We are going to be loading this data in the old school manner. No ORM for us. Let's take a look at the insert statement. This is a very basic T-SQL.
There is really not a lot going on here, but that was our goal. If we would have done Plan B, there would have been lots of code. We are have SQL Server do most of the work.
Let's load up some data. I can create random endpoints and random verbs. The way I programmed it, I really can't do random user_agents and IPs. Overall this is not going to ideally random. Then again, not every endpoint has every verb.
After I load my data, I am goint to have SQL Server report on compressed space, and un compressed space on both the table and view.
The table is coming in at better than 10 to 1 radio. Very good. The view is even more impressive. It is coming it 100 to 1 radio compared to the uncompressed data.

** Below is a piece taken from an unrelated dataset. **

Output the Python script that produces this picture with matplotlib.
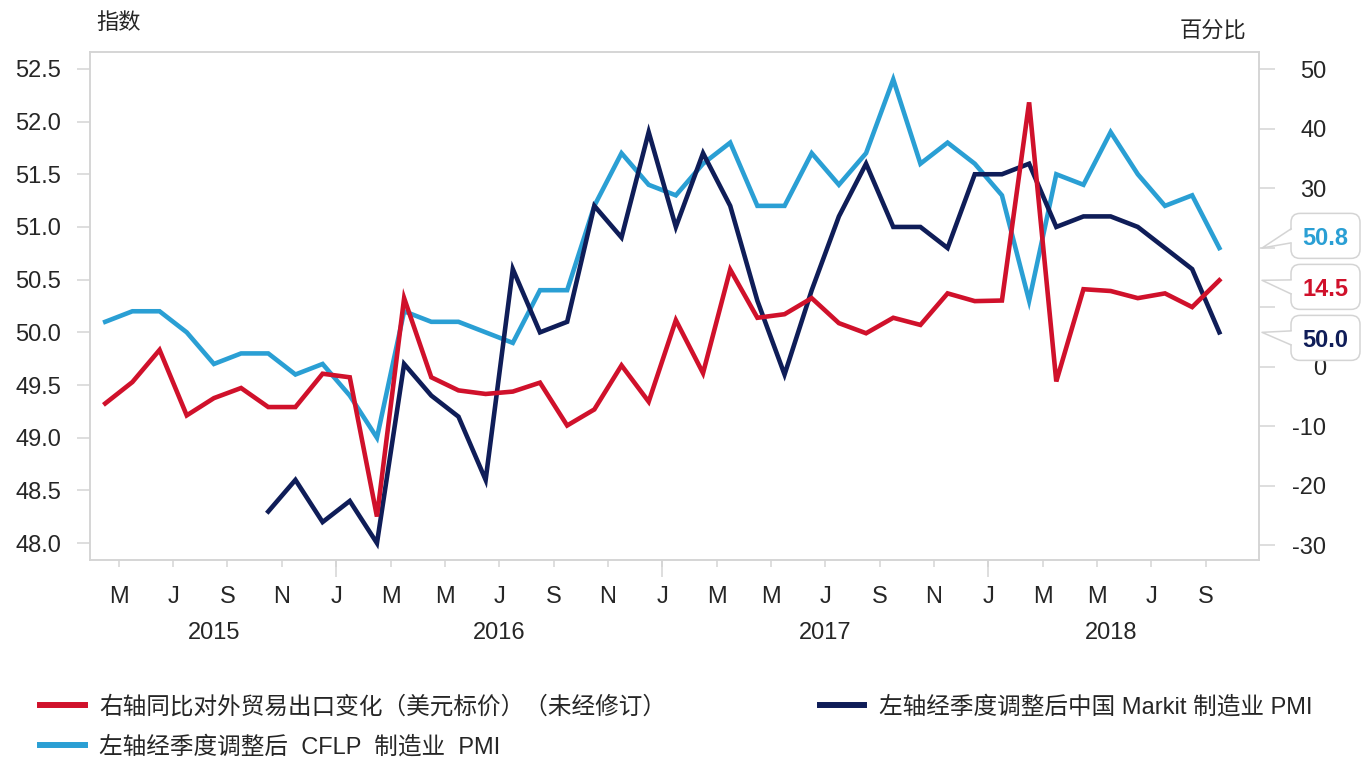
import matplotlib.pyplot as plt
import matplotlib.patches as mpatches
import matplotlib.transforms as mtransforms
from matplotlib.lines import Line2D
from matplotlib.ticker import FormatStrFormatter
import numpy as np

plt.rcParams['font.family'] = ['Liberation Sans', 'Noto Sans CJK SC']
plt.rcParams['axes.unicode_minus'] = False

# months are counted from Jan 2015 = 0
first_month = 3           # Apr 2015
markit_first_month = 9    # Oct 2015

# official (CFLP) manufacturing PMI, Apr 2015 - Sep 2018
cflp_pmi = [50.1, 50.2, 50.2, 50.0, 49.7, 49.8, 49.8, 49.6, 49.7,
            49.4, 49.0, 50.2, 50.1, 50.1, 50.0, 49.9, 50.4, 50.4, 51.2, 51.7, 51.4,
            51.3, 51.6, 51.8, 51.2, 51.2, 51.7, 51.4, 51.7, 52.4, 51.6, 51.8, 51.6,
            51.3, 50.3, 51.5, 51.4, 51.9, 51.5, 51.2, 51.3, 50.8]

# Markit manufacturing PMI, Oct 2015 - Sep 2018
markit_pmi = [48.3, 48.6, 48.2,
              48.4, 48.0, 49.7, 49.4, 49.2, 48.6, 50.6, 50.0, 50.1, 51.2, 50.9, 51.9,
              51.0, 51.7, 51.2, 50.3, 49.6, 50.4, 51.1, 51.6, 51.0, 51.0, 50.8, 51.5,
              51.5, 51.6, 51.0, 51.1, 51.1, 51.0, 50.8, 50.6, 50.0]

# exports, % yoy in USD, Apr 2015 - Sep 2018
exports_yoy = [-6.2, -2.6, 2.8, -8.2, -5.3, -3.6, -6.8, -6.8, -1.2,
               -1.8, -25.2, 11.5, -1.8, -4.0, -4.6, -4.2, -2.7, -9.9, -7.2, 0.2, -5.9,
               7.8, -1.1, 16.3, 8.2, 8.8, 11.5, 7.3, 5.6, 8.2, 7.0, 12.3, 11.0,
               11.1, 44.4, -2.5, 13.0, 12.7, 11.5, 12.3, 10.0, 14.5]

tick_months = list(range(4, 45, 2))   # May 2015 .. Sep 2018
tick_labels = ['M', 'J', 'S', 'N',
               'J', 'M', 'M', 'J', 'S', 'N',
               'J', 'M', 'M', 'J', 'S', 'N',
               'J', 'M', 'M', 'J', 'S']
jan_months = [12, 24, 36]
year_labels = ['2015', '2016', '2017', '2018']
year_first = [3, 12, 24, 36]
year_last = [11, 23, 35, 44]

legend_labels = ['右轴同比对外贸易出口变化（美元标价）（未经修订）',
                 '左轴经季度调整后  CFLP  制造业  PMI',
                 '左轴经季度调整后中国 Markit 制造业 PMI']

RED = '#d0112b'
CYAN = '#2a9fd4'
NAVY = '#0f1d58'
GREY = '#d4d4d4'
TEXT = '#262626'
LW = 3.3

W, H = 1369, 760
fig = plt.figure(figsize=(W / 100, H / 100), dpi=100)
ax = fig.add_axes([90 / W, 1 - 560 / H, (1259 - 90) / W, (560 - 52) / H])
ax2 = ax.twinx()

x_cflp = np.arange(first_month, first_month + len(cflp_pmi))
x_markit = np.arange(markit_first_month, markit_first_month + len(markit_pmi))
x_exp = np.arange(first_month, first_month + len(exports_yoy))

ax.plot(x_cflp, cflp_pmi, color=CYAN, lw=LW, solid_joinstyle='miter')
ax.plot(x_markit, markit_pmi, color=NAVY, lw=LW, solid_joinstyle='miter')
ax2.plot(x_exp, exports_yoy, color=RED, lw=LW, solid_joinstyle='miter')

ax.set_xlim(2.44, 45.46)
ax.set_ylim(47.84, 52.66)
ax2.set_ylim(-32.5, 52.86)

ax.set_yticks(np.arange(48, 52.51, 0.5))
ax.yaxis.set_major_formatter(FormatStrFormatter('%.1f'))
right_ticks = list(range(-30, 51, 10))
ax2.set_yticks(right_ticks)

# month ticks sit on month starts, the longer ones mark new years
ax.set_xticks([m - 0.5 for m in tick_months])
ax.set_xticklabels(tick_labels)
ax.set_xticks([m - 0.5 for m in jan_months], minor=True)
ax.xaxis.remove_overlapping_locs = False

ax.tick_params(axis='x', which='major', length=5, width=1.1, color=GREY,
               pad=14, labelsize=17, labelcolor=TEXT)
ax.tick_params(axis='x', which='minor', length=12, width=1.1, color=GREY)
ax.tick_params(axis='y', length=9.4, width=1.1, color=GREY, pad=11.5,
               labelsize=17, labelcolor=TEXT)
ax2.tick_params(axis='y', length=11.5, width=1.1, color=GREY, pad=37,
                labelsize=17, labelcolor=TEXT)
for t in ax2.get_yticklabels():
    t.set_horizontalalignment('right')

for a in (ax, ax2):
    for s in a.spines.values():
        s.set_color(GREY)
        s.set_linewidth(1.1)

for label, a, b in zip(year_labels, year_first, year_last):
    ax.annotate(label, xy=((a + b) / 2, 0), xycoords=('data', 'axes fraction'),
                xytext=(0, -73), textcoords='offset pixels',
                ha='center', va='center', fontsize=17, color=TEXT)

fig.text(119 / W, 1 - 23 / H, '指数', ha='center', va='center', fontsize=16, color=TEXT)
fig.text(1213 / W, 1 - 31 / H, '百分比', ha='center', va='center', fontsize=16, color=TEXT)


# value callouts at the right edge
def spread(ys, gap):
    ys = list(ys)
    order = np.argsort(ys)
    for _ in range(60):
        for i, j in zip(order[:-1], order[1:]):
            d = ys[j] - ys[i]
            if d < gap:
                ys[i] -= (gap - d) / 2
                ys[j] += (gap - d) / 2
    return ys


last = [(ax, cflp_pmi[-1], CYAN), (ax2, exports_yoy[-1], RED), (ax, markit_pmi[-1], NAVY)]
tips = [a.transData.transform((0, v))[1] for a, v, _ in last]
boxes = spread(tips, 51)
ident = mtransforms.IdentityTransform()
tip_x = ax.transAxes.transform((1, 0))[0] + 3
bx, bw, bh = 1291, 69, 45
for (a, v, c), yt, yb in zip(last, tips, boxes):
    fig.add_artist(mpatches.FancyBboxPatch((bx, yb - bh / 2), bw, bh,
                                           boxstyle='round,pad=0,rounding_size=9',
                                           transform=ident, fc='white', ec=GREY, lw=1.1))
    fig.add_artist(mpatches.Polygon([(tip_x, yt), (bx + 2, yb + 7), (bx + 2, yb - 7)],
                                    closed=True, transform=ident, fc='white', ec='none'))
    fig.add_artist(Line2D([bx, tip_x, bx], [yb + 7, yt, yb - 7], transform=ident,
                          color=GREY, lw=1.1))
    fig.text(bx + bw / 2, yb, f'{v:.1f}', transform=ident, ha='center',
             va='center_baseline', fontsize=17, fontweight='bold', color=c)

# right-hand labels that sit under a callout box are not shown
for tick, val in zip(ax2.yaxis.get_major_ticks(), right_ticks):
    y = ax2.transData.transform((0, val))[1]
    if any(abs(y - yb) < bh / 2 + 2 for yb in boxes):
        tick.label2.set_visible(False)

handles = [Line2D([], [], color=RED, lw=4.3),
           Line2D([], [], color=CYAN, lw=4.3),
           Line2D([], [], color=NAVY, lw=4.3)]
fig.legend(handles, legend_labels, ncol=2, loc='upper left',
           bbox_to_anchor=(40 / W, 1 - 696 / H), frameon=False, fontsize=17,
           handlelength=1.9, handletextpad=0.6, columnspacing=6.5,
           labelspacing=0.72, borderpad=0, borderaxespad=0, labelcolor=TEXT)

fig.savefig('out.png', dpi=100)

I ran this a bunch more times after I took the screenshots, and the view seemed to stabize out at about 1000 to 1. I suspect in a production environment with random IPs and User Agents, I suspect that dbo.traffic
would settle down to 3 to 1, and the view down to 300 to 1.
What about getting the data out of the database. The way my indexed view works, I never have to hit the underlying database. When I look at the query plan, I can see only the index on the view is used. This is a very lightweight operation.
As with all technology choices, using compression changes how the database operates. It puts a bigger load on CPUs because data has to be compresses and decompressed when it is written a read. Of course as it is reading from the file system, it does not have to as much Disk I0. So what is faster a disk or a bunch of CPUs? I hope everyone knows the answer to that question. If not, go look it up.
Loading the CPU more, and Disk less is in general a good idea. They only time this doesn't work out is if you data is highly variant. That is to say there is no duplication to compress out. In that particular case, the extra work to try and compress data, is wasted effort and CPU cycles.
There are good reasons to normalize data.